It was a “Not Without My Daughter” kind of weekend. Not in a life-imitating-art kind of way. I just happened to read read two articles in different publications and was reminded me of that early ’90s Sally Field movie that got people looking suspiciously at any family with parents of different nationalities.
In both pieces, a child has been taken from home in the U.S. to live with a biological father abroad. How the mothers worked to return the child to the U.S. couldn’t have been more different. Both situations are pretty unimaginable, but child abduction typically is, right?
In “Snatchback,” Todd Hopson, a Florida man, pays thousands of dollars to an ex-U.S. soldier to go to Costa Rica and get a boy the man is not related to — by blood or by law — returned to him. Atlantic monthly Reporter Nadya Labi rides along as the soldier, Gustavo Zamora Jr. and his son, stake out the boy, whose biological father decided the 11-year-old boy would be better off with him than the boy’s mother and Hopson, the man who had raised — but never formally adopted — Andres since he was a baby.

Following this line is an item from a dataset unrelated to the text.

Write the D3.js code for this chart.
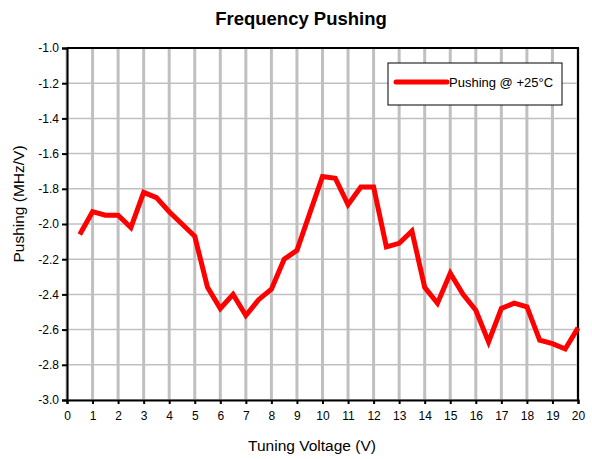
<!DOCTYPE html>
<html>
<head>
<meta charset="utf-8">
<script src="https://cdn.jsdelivr.net/npm/d3@7"></script>
<style>
  body { margin: 0; background: #fff; }
  svg { font-family: "Liberation Sans", Arial, sans-serif; }
</style>
</head>
<body>
<svg width="592" height="459"></svg>
<script>
const voltage = [0.5, 1, 1.5, 2, 2.5, 3, 3.5, 4, 4.5, 5, 5.5, 6, 6.5, 7, 7.5, 8, 8.5, 9, 9.5, 10,
  10.5, 11, 11.5, 12, 12.5, 13, 13.5, 14, 14.5, 15, 15.5, 16, 16.5, 17, 17.5, 18, 18.5, 19, 19.5, 20];
const pushing = [-2.06, -1.93, -1.95, -1.95, -2.02, -1.82, -1.85, -1.93, -2.00, -2.07,
  -2.36, -2.48, -2.40, -2.52, -2.43, -2.37, -2.20, -2.15, -1.94, -1.73,
  -1.74, -1.89, -1.79, -1.79, -2.13, -2.11, -2.04, -2.36, -2.45, -2.28,
  -2.40, -2.49, -2.67, -2.48, -2.45, -2.47, -2.66, -2.68, -2.71, -2.59];
const xTicks = d3.range(0, 21, 1);
const yTicks = [-3.0, -2.8, -2.6, -2.4, -2.2, -2.0, -1.8, -1.6, -1.4, -1.2, -1.0];
const seriesName = "Pushing @ +25°C";

let margin = { top: 48, right: 14, bottom: 59, left: 67 };
let width = 592, height = 459;

let xScale = d3.scaleLinear().domain([0, 20]).range([margin.left, width - margin.right]);
let yScale = d3.scaleLinear().domain([-3.0, -1.0]).range([height - margin.bottom, margin.top]);

let svg = d3.select("svg");

// grid
svg.append("g").selectAll("line").data(yTicks).enter().append("line")
  .attr("x1", xScale(0)).attr("x2", xScale(20))
  .attr("y1", d => yScale(d)).attr("y2", d => yScale(d))
  .attr("stroke", "#c0c0c0").attr("stroke-width", 1.5);
svg.append("g").selectAll("line").data(xTicks).enter().append("line")
  .attr("x1", d => xScale(d)).attr("x2", d => xScale(d))
  .attr("y1", yScale(-3.0)).attr("y2", yScale(-1.0))
  .attr("stroke", "#c0c0c0").attr("stroke-width", 3);

// frame on top and right
svg.append("path")
  .attr("d", `M${xScale(0)},${yScale(-1)}H${xScale(20)}V${yScale(-3)}`)
  .attr("fill", "none").attr("stroke", "#000").attr("stroke-width", 2);

// axes
let xAxis = svg.append("g")
  .attr("transform", `translate(0,${yScale(-3.0)})`)
  .call(d3.axisBottom(xScale).tickValues(xTicks).tickFormat(d3.format("d")).tickSizeOuter(0).tickSize(4));
let yAxis = svg.append("g")
  .attr("transform", `translate(${xScale(0)},0)`)
  .call(d3.axisLeft(yScale).tickValues(yTicks).tickFormat(d => d.toFixed(1)).tickSizeOuter(0).tickSize(5));

[xAxis, yAxis].forEach(g => {
  g.select(".domain").attr("stroke", "#000").attr("stroke-width", 2);
  g.selectAll(".tick line").attr("stroke", "#000").attr("stroke-width", 2);
  g.selectAll(".tick text").attr("font-size", 12).attr("fill", "#000")
    .attr("font-family", "Liberation Sans, Arial, sans-serif");
});
xAxis.selectAll(".tick text").attr("dy", "1.05em");
yAxis.selectAll(".tick text").attr("x", -8);

// data line
let line = d3.line().x((d, i) => xScale(voltage[i])).y(d => yScale(d));
svg.append("path")
  .datum(pushing)
  .attr("d", line)
  .attr("fill", "none")
  .attr("stroke", "#ff0000")
  .attr("stroke-width", 5)
  .attr("stroke-linejoin", "miter")
  .attr("stroke-linecap", "butt");

// titles
svg.append("text")
  .attr("x", 301).attr("y", 25)
  .attr("text-anchor", "middle").attr("font-size", 18.5).attr("font-weight", "bold")
  .text("Frequency Pushing");
svg.append("text")
  .attr("x", 312).attr("y", 451)
  .attr("text-anchor", "middle").attr("font-size", 15.5)
  .text("Tuning Voltage (V)");
svg.append("text")
  .attr("transform", "translate(24,204) rotate(-90)")
  .attr("text-anchor", "middle").attr("font-size", 15.5)
  .text("Pushing (MHz/V)");

// legend
let legend = svg.append("g").attr("transform", "translate(388,63)");
legend.append("rect").attr("width", 174).attr("height", 42)
  .attr("fill", "#fff").attr("stroke", "#000").attr("stroke-width", 1);
legend.append("line").attr("x1", 8).attr("x2", 59).attr("y1", 19).attr("y2", 19)
  .attr("stroke", "#ff0000").attr("stroke-width", 5).attr("stroke-linecap", "round");
legend.append("text").attr("x", 61).attr("y", 24).attr("font-size", 13)
  .text(seriesName);
</script>
</body>
</html>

“Snatchback” is as complicated as it is harrowing. What Zamora is doing isn’t legal in the U.S., in Costa Rica, or according to international law. Yet, if he gets away with it — and he has every time he has planned and executed a snatchback — he isn’t charged with a crime. Even more complicated is the boy’s situation. The boy’s mom is a bit of a mess. His father says that, as an addict, she’s not fit to raise him. What he has discounted is Hopson, who the boy thinks of as a father and who, indeed, has been one most of the boy’s life.
The mom is a wild card not only in her son’s life, and in her short marriage to Hopson — but also in the snatchback. You never really know if she’s on board with returning the kid to Florida or if she wants him to stay in Costa Rica. You get the feeling there’s probably plenty more to her story.
In the end, Zamora captures the kid and he’s not living, once again, in Florida — with Hopson. The mother, a drug addict, is trying to get herself together.
The New York Times ran an even more gut-wrenching piece over the weekend about an American girl whose abusive American father sends for his wife and daughter to join him in China, where he teaches English. The father then takes the mom to get her hair done and while sitting in the salon chair, she watches him leave with the girl. And not return.
For nine months Olivia Karolys searched China — a country she didn’t know and where she did not speak or read the language. She also had no money.
The mother returned to the U.S., where she was an illegal immigrant. Her sister, who dropped out of graduate school to help in the search, went to the FBI, immigration status-be-damned. The authorities said they’d help.
Oliva’s parent, janitors, gave up their lifetime of savings to fund the multiple trips to China, the phone calls, and a Chinese private investigator.
What’s interesting is that the husband/father, Rodrigo Karolys, posted his whereabouts and bragged about the abduction — online at “Rodrigo Karolys’s Life Journal.” Shrewd!
Olivia, too, winds up getting her daughter back, but only after a few close calls. In the end, Karolys abandoned his daughter in China with a babysitter, who then took the girl to an orphanage. Only hours before a Chinese woman showed up to claim the girl had the State Department contacted the orphanage and told them to hold the girl for her mother.
Karolys has since been arrested and now awaits charges in a Brooklyn jail.
What’s notable about both of these cases is how the burden of return is on the left-behind parent. In the situation of Olivia Karolys, at least the law was clear and authorities jumped right in. Hopson, on the other hand, operated somewhere in the gray area of the law — breaking it outright in Costa Rica.
What I wonder though: Zamora, the professional kid snatcher, does this for money. Who’s to say Andres’s bio-dad won’t make a few calls, write a few checks and … boom! … and get Zamora to bring Andres back?